Set problem ::
Every line of the material that follows must be printed again exactly.

Data extract ::

## start

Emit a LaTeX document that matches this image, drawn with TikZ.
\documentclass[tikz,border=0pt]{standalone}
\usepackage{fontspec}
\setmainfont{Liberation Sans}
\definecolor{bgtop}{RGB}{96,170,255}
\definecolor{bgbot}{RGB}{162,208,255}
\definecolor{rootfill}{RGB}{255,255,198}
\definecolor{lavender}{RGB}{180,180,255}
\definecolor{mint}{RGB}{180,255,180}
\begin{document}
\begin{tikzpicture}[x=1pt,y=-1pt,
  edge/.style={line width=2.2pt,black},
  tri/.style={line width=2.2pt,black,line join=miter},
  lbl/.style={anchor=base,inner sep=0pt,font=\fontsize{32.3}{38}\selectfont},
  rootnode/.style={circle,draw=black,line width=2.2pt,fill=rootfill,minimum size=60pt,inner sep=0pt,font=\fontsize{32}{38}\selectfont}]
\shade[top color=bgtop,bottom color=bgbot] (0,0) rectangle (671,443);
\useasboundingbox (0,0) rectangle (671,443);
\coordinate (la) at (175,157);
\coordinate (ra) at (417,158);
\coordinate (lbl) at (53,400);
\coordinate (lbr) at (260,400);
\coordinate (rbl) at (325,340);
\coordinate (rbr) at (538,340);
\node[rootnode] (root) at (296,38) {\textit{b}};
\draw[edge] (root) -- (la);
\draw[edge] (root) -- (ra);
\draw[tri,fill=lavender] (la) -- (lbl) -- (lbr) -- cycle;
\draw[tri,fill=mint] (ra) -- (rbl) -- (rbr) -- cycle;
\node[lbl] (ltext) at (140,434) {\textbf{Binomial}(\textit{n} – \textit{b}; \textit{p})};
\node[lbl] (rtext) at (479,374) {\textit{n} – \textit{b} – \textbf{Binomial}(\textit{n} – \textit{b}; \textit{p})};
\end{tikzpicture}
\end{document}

## end

Solution for this exercise ::
Emit a LaTeX document that matches this image, drawn with TikZ.
\documentclass[tikz,border=0pt]{standalone}
\usepackage{fontspec}
\setmainfont{Liberation Sans}
\definecolor{bgtop}{RGB}{96,170,255}
\definecolor{bgbot}{RGB}{162,208,255}
\definecolor{rootfill}{RGB}{255,255,198}
\definecolor{lavender}{RGB}{180,180,255}
\definecolor{mint}{RGB}{180,255,180}
\begin{document}
\begin{tikzpicture}[x=1pt,y=-1pt,
  edge/.style={line width=2.2pt,black},
  tri/.style={line width=2.2pt,black,line join=miter},
  lbl/.style={anchor=base,inner sep=0pt,font=\fontsize{32.3}{38}\selectfont},
  rootnode/.style={circle,draw=black,line width=2.2pt,fill=rootfill,minimum size=60pt,inner sep=0pt,font=\fontsize{32}{38}\selectfont}]
\shade[top color=bgtop,bottom color=bgbot] (0,0) rectangle (671,443);
\useasboundingbox (0,0) rectangle (671,443);
\coordinate (la) at (175,157);
\coordinate (ra) at (417,158);
\coordinate (lbl) at (53,400);
\coordinate (lbr) at (260,400);
\coordinate (rbl) at (325,340);
\coordinate (rbr) at (538,340);
\node[rootnode] (root) at (296,38) {\textit{b}};
\draw[edge] (root) -- (la);
\draw[edge] (root) -- (ra);
\draw[tri,fill=lavender] (la) -- (lbl) -- (lbr) -- cycle;
\draw[tri,fill=mint] (ra) -- (rbl) -- (rbr) -- cycle;
\node[lbl] (ltext) at (140,434) {\textbf{Binomial}(\textit{n} – \textit{b}; \textit{p})};
\node[lbl] (rtext) at (479,374) {\textit{n} – \textit{b} – \textbf{Binomial}(\textit{n} – \textit{b}; \textit{p})};
\end{tikzpicture}
\end{document}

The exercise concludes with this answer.